[Records]
============

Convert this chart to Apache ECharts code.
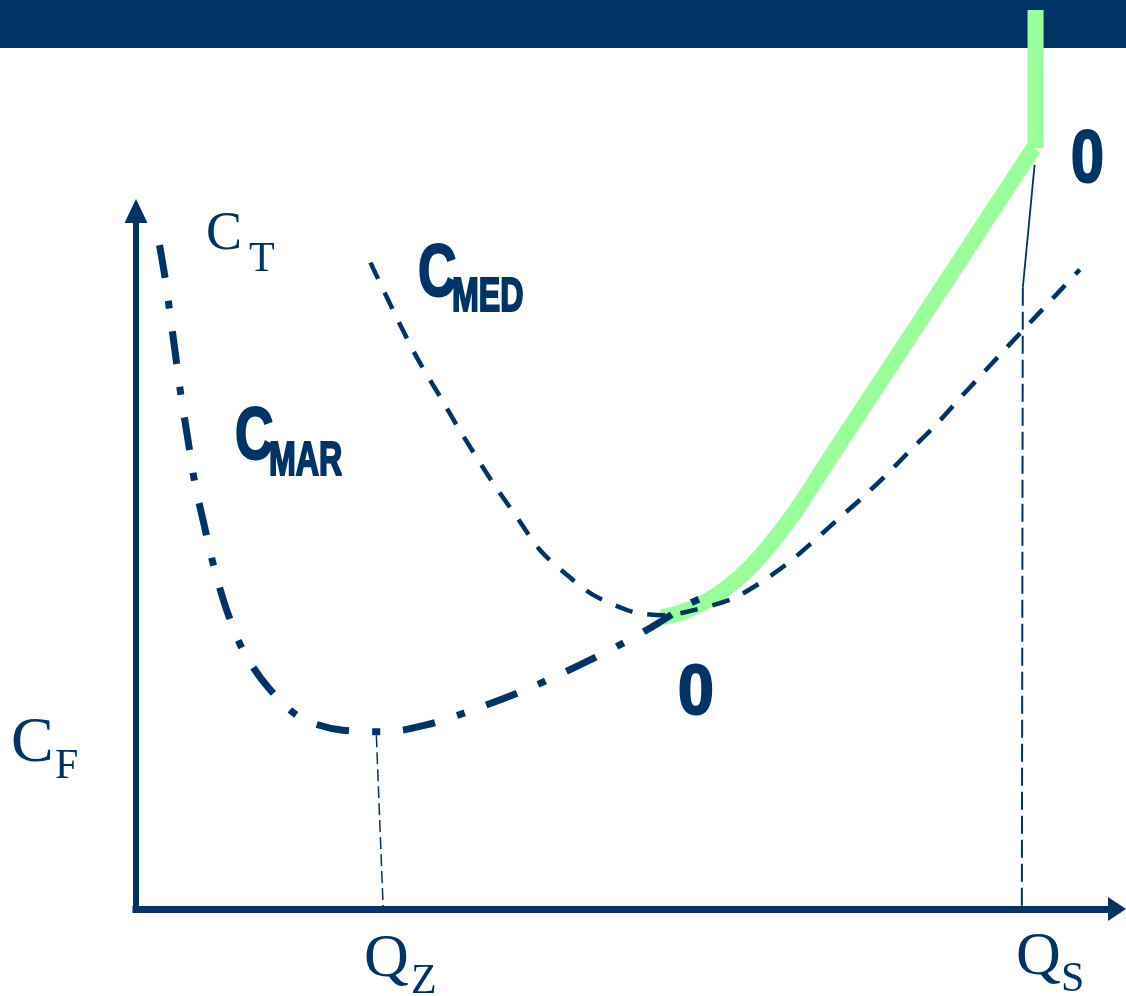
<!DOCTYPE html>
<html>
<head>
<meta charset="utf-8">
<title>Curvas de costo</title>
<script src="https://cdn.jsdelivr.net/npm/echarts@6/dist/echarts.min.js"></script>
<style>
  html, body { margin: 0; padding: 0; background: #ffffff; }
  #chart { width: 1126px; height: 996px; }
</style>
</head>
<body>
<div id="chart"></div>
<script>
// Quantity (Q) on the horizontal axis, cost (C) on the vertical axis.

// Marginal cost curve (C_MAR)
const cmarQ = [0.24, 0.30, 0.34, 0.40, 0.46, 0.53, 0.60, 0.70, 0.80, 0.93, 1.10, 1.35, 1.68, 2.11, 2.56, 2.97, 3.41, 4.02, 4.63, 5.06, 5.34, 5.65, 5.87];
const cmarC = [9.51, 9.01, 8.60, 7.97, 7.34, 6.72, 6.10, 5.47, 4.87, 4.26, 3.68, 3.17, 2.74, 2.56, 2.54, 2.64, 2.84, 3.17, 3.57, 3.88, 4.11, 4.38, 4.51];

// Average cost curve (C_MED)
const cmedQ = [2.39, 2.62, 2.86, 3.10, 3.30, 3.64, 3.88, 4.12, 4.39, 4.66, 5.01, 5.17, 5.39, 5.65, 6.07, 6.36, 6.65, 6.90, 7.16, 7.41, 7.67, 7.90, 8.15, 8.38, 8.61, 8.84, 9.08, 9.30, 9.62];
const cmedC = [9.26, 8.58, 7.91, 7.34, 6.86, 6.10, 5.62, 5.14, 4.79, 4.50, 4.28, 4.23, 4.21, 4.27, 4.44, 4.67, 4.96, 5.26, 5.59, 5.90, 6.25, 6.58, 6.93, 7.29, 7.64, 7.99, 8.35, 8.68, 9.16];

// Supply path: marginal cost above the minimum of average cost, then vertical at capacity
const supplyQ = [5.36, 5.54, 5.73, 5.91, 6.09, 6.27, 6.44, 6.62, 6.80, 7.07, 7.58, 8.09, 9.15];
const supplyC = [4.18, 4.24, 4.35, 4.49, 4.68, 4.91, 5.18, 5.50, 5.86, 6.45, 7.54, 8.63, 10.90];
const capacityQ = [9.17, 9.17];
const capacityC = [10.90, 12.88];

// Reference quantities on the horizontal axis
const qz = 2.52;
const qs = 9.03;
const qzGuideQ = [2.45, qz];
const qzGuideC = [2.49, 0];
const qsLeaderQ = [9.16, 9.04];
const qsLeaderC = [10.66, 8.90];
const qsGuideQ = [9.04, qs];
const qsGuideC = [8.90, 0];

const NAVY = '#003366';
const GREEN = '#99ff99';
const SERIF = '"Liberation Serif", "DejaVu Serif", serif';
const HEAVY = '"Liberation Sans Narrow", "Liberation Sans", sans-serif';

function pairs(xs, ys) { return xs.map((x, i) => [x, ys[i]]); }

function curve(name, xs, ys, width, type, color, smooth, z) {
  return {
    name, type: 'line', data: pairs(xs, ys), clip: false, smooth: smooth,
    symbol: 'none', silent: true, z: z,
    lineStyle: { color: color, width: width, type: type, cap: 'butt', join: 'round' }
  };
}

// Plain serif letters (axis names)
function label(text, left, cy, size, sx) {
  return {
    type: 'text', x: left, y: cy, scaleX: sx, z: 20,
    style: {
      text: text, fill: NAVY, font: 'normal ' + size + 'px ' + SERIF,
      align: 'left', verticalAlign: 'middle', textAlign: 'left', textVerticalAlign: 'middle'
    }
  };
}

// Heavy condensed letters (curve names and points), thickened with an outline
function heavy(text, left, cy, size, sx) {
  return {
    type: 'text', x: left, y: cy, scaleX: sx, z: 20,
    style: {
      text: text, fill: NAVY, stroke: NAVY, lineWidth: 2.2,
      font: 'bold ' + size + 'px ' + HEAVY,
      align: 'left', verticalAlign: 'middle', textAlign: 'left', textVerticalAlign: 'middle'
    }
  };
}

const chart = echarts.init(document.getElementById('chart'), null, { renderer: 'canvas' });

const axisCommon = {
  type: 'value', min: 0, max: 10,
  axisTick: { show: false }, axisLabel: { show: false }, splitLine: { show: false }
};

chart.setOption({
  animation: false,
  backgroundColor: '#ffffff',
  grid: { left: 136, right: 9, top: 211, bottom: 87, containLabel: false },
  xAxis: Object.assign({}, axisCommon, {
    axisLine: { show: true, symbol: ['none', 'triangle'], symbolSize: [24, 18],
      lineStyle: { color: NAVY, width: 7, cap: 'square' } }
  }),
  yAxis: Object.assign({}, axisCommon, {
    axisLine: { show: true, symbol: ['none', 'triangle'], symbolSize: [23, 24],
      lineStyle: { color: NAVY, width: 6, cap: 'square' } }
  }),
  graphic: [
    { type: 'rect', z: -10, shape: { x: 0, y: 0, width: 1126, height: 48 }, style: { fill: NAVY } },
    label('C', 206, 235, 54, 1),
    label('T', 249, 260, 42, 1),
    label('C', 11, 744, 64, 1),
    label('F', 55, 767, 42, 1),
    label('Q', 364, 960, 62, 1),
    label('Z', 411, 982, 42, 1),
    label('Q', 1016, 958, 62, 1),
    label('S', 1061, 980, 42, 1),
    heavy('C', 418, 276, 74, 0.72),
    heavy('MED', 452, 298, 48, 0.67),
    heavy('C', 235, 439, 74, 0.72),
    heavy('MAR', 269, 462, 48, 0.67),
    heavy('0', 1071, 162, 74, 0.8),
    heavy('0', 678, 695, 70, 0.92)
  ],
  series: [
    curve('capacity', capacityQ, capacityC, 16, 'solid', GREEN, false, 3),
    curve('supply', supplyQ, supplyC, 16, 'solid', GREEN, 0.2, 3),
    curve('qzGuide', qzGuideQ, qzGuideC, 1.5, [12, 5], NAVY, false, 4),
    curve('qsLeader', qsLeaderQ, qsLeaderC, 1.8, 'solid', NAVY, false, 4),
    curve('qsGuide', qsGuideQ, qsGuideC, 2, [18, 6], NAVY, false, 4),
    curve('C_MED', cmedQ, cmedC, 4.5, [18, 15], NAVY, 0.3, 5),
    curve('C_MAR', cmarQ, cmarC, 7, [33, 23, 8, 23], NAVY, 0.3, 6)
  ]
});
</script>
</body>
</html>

============

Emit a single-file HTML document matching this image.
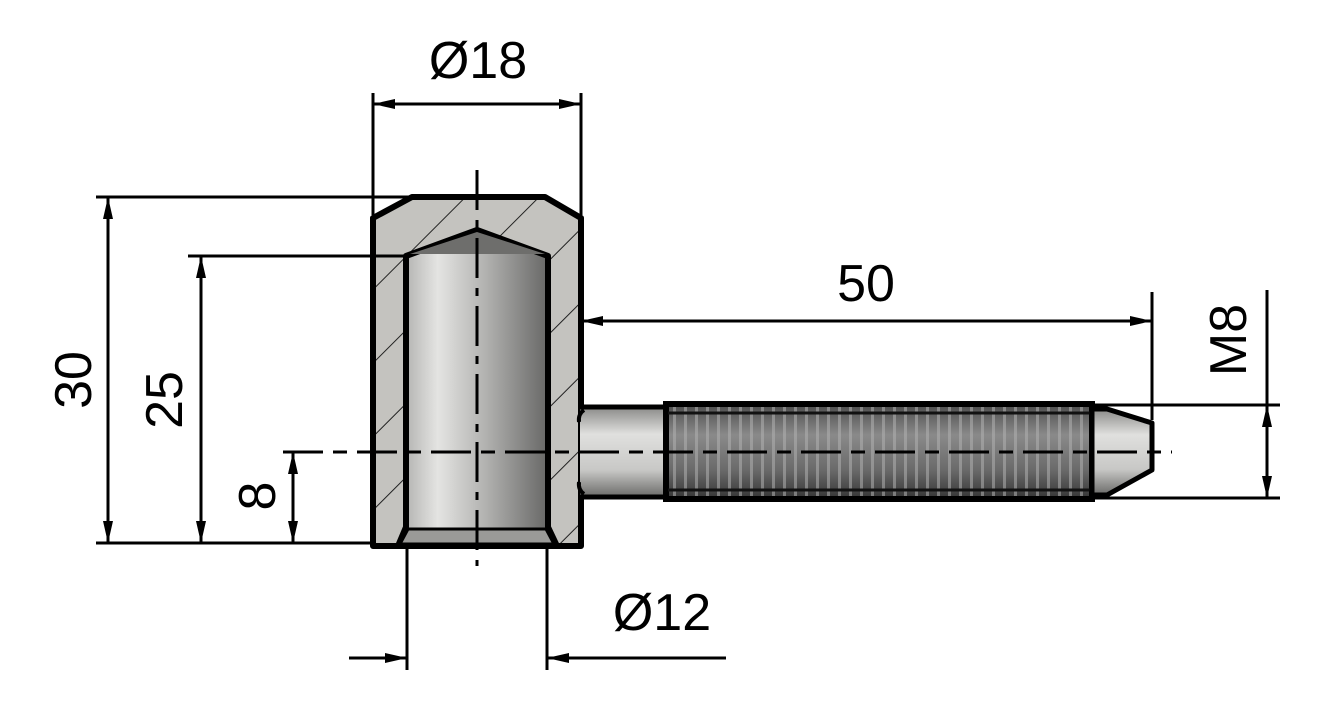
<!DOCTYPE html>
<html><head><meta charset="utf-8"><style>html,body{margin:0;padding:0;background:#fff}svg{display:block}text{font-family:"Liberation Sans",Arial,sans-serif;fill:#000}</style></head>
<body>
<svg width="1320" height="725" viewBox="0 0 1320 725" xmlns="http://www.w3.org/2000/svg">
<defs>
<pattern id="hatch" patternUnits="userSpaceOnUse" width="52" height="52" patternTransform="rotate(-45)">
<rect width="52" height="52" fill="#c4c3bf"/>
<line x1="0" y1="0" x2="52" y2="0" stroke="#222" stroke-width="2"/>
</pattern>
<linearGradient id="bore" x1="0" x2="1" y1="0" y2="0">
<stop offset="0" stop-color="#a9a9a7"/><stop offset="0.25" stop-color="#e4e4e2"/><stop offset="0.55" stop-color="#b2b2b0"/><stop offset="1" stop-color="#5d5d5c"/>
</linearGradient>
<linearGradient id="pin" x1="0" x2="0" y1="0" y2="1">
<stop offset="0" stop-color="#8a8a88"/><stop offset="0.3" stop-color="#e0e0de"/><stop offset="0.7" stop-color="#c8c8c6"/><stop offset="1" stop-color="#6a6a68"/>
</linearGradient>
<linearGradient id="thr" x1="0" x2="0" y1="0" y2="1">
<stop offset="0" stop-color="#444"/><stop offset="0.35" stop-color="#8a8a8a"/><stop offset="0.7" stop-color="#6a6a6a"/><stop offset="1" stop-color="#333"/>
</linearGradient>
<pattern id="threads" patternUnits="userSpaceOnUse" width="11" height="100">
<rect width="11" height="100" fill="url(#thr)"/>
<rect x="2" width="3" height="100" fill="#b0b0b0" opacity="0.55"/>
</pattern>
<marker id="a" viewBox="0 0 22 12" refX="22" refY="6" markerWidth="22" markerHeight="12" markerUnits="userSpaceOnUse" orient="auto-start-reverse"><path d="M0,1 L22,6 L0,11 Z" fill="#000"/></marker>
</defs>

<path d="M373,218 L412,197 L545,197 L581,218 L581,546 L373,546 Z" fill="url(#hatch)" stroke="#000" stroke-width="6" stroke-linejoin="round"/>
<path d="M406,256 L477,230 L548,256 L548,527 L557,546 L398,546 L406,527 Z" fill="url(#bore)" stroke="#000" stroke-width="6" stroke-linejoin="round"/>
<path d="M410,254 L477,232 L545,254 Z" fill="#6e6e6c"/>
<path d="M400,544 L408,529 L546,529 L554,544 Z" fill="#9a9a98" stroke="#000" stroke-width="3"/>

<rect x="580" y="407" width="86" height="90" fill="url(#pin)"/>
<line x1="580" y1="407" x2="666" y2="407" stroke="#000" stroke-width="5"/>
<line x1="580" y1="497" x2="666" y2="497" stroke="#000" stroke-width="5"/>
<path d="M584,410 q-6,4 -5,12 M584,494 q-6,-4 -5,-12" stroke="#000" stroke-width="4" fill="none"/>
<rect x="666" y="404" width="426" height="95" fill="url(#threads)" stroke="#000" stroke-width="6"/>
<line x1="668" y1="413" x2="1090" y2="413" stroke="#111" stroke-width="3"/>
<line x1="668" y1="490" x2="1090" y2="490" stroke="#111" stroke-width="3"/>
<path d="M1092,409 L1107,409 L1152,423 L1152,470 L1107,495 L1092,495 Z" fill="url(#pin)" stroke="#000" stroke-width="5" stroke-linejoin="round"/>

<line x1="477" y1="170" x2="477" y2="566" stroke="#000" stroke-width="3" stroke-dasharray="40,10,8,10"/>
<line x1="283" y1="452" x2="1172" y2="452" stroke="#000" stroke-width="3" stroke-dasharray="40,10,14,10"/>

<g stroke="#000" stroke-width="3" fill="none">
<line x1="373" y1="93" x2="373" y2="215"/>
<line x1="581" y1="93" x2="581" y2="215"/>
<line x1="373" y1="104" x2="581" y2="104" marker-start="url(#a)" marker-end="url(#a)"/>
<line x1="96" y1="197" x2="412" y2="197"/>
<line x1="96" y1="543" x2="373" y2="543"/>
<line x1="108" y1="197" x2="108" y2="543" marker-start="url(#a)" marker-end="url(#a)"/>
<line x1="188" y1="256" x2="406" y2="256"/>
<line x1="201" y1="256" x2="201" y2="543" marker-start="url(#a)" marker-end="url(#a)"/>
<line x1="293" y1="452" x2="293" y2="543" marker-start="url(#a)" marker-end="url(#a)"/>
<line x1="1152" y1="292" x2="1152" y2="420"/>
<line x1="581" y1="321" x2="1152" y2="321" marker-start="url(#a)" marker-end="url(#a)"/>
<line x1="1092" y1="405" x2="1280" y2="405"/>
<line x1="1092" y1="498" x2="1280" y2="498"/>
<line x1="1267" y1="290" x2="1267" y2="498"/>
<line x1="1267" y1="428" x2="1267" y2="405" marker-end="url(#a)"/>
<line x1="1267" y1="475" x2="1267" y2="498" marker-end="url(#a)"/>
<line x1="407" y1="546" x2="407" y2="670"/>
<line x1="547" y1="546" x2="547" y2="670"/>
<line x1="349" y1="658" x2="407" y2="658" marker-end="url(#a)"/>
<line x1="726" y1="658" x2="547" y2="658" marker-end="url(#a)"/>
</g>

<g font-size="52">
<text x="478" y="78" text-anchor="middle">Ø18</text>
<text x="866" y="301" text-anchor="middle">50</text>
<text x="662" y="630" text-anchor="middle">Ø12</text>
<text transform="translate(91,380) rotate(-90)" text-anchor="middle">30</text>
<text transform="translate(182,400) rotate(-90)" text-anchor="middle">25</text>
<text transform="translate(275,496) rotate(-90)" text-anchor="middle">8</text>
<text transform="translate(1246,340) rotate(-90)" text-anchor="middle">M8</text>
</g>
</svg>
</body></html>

============

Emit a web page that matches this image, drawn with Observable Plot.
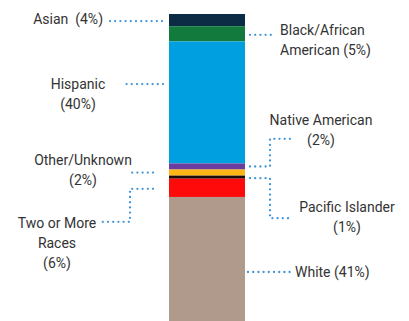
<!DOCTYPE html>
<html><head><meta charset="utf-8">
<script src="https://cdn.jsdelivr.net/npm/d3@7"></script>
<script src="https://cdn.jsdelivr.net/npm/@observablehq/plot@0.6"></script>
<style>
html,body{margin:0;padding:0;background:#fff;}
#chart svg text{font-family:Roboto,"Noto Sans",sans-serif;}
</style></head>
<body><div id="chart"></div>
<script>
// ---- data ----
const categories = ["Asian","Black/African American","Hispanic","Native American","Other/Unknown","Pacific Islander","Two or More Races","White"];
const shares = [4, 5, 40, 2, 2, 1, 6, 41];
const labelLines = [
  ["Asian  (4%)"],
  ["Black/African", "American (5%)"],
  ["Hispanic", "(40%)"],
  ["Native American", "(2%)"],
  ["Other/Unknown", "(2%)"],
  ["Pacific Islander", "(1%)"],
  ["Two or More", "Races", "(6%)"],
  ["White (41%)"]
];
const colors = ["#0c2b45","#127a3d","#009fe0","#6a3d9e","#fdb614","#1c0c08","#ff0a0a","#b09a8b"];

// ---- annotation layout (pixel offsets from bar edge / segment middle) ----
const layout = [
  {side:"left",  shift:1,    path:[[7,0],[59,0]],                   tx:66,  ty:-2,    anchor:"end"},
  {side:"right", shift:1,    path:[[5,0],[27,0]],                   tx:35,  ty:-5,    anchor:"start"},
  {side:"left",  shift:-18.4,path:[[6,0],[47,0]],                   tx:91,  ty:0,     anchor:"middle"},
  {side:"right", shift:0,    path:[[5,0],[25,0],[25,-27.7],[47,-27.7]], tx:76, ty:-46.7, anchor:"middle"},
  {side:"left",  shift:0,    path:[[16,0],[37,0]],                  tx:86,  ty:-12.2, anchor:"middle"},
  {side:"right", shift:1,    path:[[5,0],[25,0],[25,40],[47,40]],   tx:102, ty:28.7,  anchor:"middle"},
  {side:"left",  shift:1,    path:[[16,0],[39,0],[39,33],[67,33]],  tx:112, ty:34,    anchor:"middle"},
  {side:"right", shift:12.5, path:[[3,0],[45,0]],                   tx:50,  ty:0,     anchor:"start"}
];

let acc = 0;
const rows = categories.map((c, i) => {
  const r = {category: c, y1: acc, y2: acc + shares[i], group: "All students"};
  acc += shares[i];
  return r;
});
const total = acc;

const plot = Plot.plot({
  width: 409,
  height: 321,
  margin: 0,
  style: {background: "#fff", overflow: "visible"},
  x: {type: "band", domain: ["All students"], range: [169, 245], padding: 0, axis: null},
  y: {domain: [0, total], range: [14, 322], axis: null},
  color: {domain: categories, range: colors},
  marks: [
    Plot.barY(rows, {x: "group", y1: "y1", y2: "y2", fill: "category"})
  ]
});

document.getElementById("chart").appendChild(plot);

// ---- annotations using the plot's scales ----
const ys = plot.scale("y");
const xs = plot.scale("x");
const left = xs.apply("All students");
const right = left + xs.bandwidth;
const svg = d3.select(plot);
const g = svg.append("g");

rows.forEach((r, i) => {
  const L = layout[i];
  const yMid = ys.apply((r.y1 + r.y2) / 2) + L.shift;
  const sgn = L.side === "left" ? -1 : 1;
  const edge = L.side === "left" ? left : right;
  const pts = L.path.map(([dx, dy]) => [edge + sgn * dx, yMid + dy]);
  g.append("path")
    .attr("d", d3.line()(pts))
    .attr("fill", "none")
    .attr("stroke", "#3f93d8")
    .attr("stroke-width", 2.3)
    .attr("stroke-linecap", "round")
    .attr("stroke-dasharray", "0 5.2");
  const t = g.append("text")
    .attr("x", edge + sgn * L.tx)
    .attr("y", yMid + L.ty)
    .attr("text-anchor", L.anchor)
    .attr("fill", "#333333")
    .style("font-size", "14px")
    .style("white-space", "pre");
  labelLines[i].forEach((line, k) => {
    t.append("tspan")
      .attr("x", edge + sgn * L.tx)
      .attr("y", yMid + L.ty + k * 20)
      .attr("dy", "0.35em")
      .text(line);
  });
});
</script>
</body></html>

============

*Problem description:* Do not include pictures. Give again exactly the lines starting at the one with "Convert this chart to Apache ECharts code." and ending at the one with "4.11, 4.38, 4.51];", both included.

*Result below:*
Convert this chart to Apache ECharts code.
<!DOCTYPE html>
<html>
<head>
<meta charset="utf-8">
<title>Curvas de costo</title>
<script src="https://cdn.jsdelivr.net/npm/echarts@6/dist/echarts.min.js"></script>
<style>
  html, body { margin: 0; padding: 0; background: #ffffff; }
  #chart { width: 1126px; height: 996px; }
</style>
</head>
<body>
<div id="chart"></div>
<script>
// Quantity (Q) on the horizontal axis, cost (C) on the vertical axis.

// Marginal cost curve (C_MAR)
const cmarQ = [0.24, 0.30, 0.34, 0.40, 0.46, 0.53, 0.60, 0.70, 0.80, 0.93, 1.10, 1.35, 1.68, 2.11, 2.56, 2.97, 3.41, 4.02, 4.63, 5.06, 5.34, 5.65, 5.87];
const cmarC = [9.51, 9.01, 8.60, 7.97, 7.34, 6.72, 6.10, 5.47, 4.87, 4.26, 3.68, 3.17, 2.74, 2.56, 2.54, 2.64, 2.84, 3.17, 3.57, 3.88, 4.11, 4.38, 4.51];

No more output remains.